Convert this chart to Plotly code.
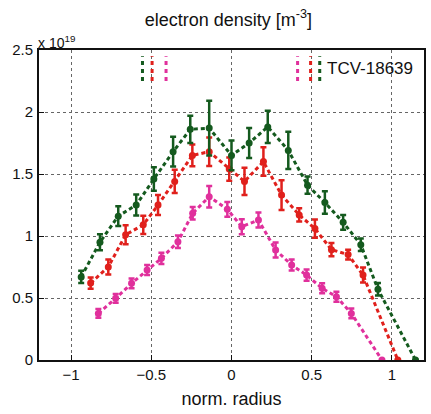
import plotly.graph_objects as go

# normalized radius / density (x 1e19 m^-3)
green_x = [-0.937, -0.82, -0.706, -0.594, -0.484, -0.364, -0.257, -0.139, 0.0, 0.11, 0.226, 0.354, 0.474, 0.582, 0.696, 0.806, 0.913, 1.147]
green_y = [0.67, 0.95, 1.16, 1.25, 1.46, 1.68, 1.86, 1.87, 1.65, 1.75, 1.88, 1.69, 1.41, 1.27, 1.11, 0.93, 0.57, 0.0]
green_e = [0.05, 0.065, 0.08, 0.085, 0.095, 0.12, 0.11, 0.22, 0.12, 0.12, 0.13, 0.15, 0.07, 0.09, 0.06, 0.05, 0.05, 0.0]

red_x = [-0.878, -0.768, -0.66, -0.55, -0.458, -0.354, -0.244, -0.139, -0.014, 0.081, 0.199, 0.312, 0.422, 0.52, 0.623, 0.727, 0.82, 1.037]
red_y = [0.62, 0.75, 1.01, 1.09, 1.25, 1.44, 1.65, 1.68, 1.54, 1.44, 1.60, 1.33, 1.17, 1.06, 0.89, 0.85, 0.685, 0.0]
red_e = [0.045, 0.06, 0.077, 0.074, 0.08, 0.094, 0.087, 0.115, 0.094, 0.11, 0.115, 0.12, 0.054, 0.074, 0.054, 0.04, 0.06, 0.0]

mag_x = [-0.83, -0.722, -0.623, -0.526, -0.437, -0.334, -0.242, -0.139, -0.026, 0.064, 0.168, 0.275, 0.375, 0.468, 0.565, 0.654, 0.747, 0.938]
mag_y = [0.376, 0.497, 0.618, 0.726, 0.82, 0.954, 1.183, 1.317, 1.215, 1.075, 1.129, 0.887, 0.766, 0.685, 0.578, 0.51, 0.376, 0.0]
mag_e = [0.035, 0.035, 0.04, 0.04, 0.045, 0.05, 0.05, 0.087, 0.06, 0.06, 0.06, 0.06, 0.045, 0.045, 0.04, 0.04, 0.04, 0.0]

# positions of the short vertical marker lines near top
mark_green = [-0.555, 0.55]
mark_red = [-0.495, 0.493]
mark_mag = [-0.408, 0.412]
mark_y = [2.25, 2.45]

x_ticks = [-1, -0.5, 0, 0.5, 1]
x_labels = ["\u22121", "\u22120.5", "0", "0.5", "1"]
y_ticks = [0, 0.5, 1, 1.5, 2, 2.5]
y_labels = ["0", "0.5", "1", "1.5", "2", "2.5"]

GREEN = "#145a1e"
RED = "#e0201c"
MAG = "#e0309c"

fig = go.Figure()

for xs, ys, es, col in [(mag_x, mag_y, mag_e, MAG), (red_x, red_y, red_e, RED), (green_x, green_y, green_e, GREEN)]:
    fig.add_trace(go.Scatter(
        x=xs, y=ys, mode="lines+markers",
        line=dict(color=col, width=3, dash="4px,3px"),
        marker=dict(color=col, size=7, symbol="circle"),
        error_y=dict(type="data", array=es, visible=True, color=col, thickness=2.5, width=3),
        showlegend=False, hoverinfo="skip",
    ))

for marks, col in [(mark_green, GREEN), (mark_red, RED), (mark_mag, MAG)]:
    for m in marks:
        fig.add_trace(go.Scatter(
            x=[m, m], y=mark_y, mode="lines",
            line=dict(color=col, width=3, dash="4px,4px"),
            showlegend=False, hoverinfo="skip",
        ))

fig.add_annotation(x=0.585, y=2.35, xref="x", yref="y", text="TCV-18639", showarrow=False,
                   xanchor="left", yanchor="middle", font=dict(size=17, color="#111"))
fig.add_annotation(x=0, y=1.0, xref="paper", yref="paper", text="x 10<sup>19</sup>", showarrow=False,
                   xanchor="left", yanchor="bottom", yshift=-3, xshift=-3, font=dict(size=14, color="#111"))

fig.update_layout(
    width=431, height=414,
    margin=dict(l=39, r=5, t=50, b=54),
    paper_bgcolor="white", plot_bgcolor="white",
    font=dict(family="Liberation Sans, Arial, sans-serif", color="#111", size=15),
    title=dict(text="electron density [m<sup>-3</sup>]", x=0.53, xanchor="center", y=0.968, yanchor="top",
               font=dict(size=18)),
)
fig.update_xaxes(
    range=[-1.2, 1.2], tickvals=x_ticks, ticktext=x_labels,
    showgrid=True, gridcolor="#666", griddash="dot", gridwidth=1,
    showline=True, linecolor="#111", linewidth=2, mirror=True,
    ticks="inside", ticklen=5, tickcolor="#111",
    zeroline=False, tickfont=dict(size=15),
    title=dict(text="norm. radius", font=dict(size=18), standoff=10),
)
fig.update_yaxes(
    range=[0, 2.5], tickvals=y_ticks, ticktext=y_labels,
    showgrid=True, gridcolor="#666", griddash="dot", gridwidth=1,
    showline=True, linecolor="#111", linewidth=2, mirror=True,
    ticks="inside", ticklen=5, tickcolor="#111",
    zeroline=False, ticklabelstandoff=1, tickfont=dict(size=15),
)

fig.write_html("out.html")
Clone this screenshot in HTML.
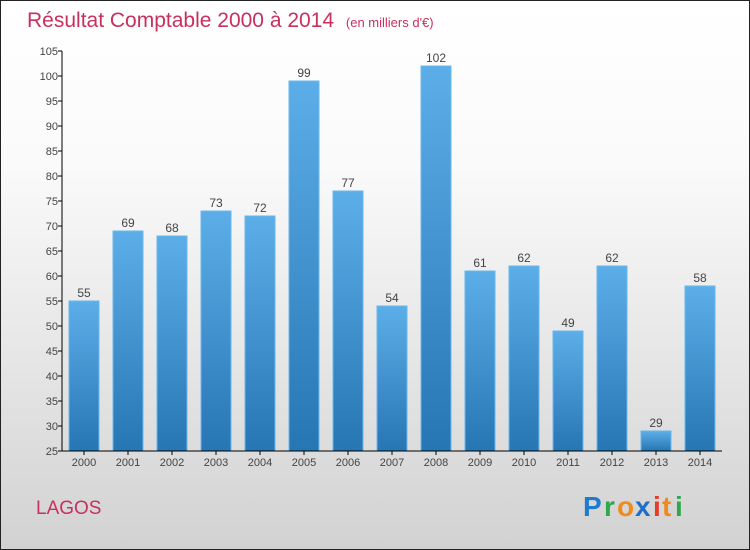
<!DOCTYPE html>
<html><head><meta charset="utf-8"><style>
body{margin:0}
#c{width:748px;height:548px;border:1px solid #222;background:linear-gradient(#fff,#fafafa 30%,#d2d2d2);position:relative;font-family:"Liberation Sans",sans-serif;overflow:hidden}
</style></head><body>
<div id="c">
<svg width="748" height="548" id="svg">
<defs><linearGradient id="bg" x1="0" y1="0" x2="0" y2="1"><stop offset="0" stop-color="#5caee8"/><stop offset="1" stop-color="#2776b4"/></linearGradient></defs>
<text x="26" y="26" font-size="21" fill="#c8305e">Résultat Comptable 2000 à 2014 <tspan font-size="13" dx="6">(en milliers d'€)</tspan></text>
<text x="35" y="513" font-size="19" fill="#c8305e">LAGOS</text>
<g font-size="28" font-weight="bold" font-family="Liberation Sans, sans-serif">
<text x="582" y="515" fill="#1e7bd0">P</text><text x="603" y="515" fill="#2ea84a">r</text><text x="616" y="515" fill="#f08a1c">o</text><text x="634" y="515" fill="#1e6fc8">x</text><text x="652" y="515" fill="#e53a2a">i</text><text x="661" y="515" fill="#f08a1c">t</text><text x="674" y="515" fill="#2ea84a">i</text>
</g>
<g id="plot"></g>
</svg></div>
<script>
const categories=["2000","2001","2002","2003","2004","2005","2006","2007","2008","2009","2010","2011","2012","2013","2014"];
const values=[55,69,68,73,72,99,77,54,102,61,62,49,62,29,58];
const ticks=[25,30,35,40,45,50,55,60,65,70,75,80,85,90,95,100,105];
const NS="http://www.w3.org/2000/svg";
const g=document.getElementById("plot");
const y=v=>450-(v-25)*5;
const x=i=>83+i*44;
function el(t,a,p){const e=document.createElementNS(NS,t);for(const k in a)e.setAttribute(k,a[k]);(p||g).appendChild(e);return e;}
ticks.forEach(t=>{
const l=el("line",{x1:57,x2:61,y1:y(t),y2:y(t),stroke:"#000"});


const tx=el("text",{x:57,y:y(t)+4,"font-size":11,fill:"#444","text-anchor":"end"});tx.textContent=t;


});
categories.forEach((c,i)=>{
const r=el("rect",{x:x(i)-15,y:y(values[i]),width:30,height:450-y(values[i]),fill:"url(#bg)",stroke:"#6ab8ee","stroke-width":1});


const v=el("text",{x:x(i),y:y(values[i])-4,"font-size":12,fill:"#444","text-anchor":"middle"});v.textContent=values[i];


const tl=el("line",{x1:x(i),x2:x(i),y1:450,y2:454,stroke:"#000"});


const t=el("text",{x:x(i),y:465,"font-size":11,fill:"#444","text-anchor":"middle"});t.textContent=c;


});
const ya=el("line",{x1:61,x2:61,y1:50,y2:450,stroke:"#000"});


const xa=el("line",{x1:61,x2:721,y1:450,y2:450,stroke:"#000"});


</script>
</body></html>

- - - - - - -

## PROBLEM REQUIREMENTS
Pictures are excluded: retype only the lines from the beginning of the listing above through the line with "fig = go.Figure()", both included.

## TASK RESULT
Convert this chart to Plotly code.
import plotly.graph_objects as go

# normalized radius / density (x 1e19 m^-3)
green_x = [-0.937, -0.82, -0.706, -0.594, -0.484, -0.364, -0.257, -0.139, 0.0, 0.11, 0.226, 0.354, 0.474, 0.582, 0.696, 0.806, 0.913, 1.147]
green_y = [0.67, 0.95, 1.16, 1.25, 1.46, 1.68, 1.86, 1.87, 1.65, 1.75, 1.88, 1.69, 1.41, 1.27, 1.11, 0.93, 0.57, 0.0]
green_e = [0.05, 0.065, 0.08, 0.085, 0.095, 0.12, 0.11, 0.22, 0.12, 0.12, 0.13, 0.15, 0.07, 0.09, 0.06, 0.05, 0.05, 0.0]

red_x = [-0.878, -0.768, -0.66, -0.55, -0.458, -0.354, -0.244, -0.139, -0.014, 0.081, 0.199, 0.312, 0.422, 0.52, 0.623, 0.727, 0.82, 1.037]
red_y = [0.62, 0.75, 1.01, 1.09, 1.25, 1.44, 1.65, 1.68, 1.54, 1.44, 1.60, 1.33, 1.17, 1.06, 0.89, 0.85, 0.685, 0.0]
red_e = [0.045, 0.06, 0.077, 0.074, 0.08, 0.094, 0.087, 0.115, 0.094, 0.11, 0.115, 0.12, 0.054, 0.074, 0.054, 0.04, 0.06, 0.0]

mag_x = [-0.83, -0.722, -0.623, -0.526, -0.437, -0.334, -0.242, -0.139, -0.026, 0.064, 0.168, 0.275, 0.375, 0.468, 0.565, 0.654, 0.747, 0.938]
mag_y = [0.376, 0.497, 0.618, 0.726, 0.82, 0.954, 1.183, 1.317, 1.215, 1.075, 1.129, 0.887, 0.766, 0.685, 0.578, 0.51, 0.376, 0.0]
mag_e = [0.035, 0.035, 0.04, 0.04, 0.045, 0.05, 0.05, 0.087, 0.06, 0.06, 0.06, 0.06, 0.045, 0.045, 0.04, 0.04, 0.04, 0.0]

# positions of the short vertical marker lines near top
mark_green = [-0.555, 0.55]
mark_red = [-0.495, 0.493]
mark_mag = [-0.408, 0.412]
mark_y = [2.25, 2.45]

x_ticks = [-1, -0.5, 0, 0.5, 1]
x_labels = ["\u22121", "\u22120.5", "0", "0.5", "1"]
y_ticks = [0, 0.5, 1, 1.5, 2, 2.5]
y_labels = ["0", "0.5", "1", "1.5", "2", "2.5"]

GREEN = "#145a1e"
RED = "#e0201c"
MAG = "#e0309c"

fig = go.Figure()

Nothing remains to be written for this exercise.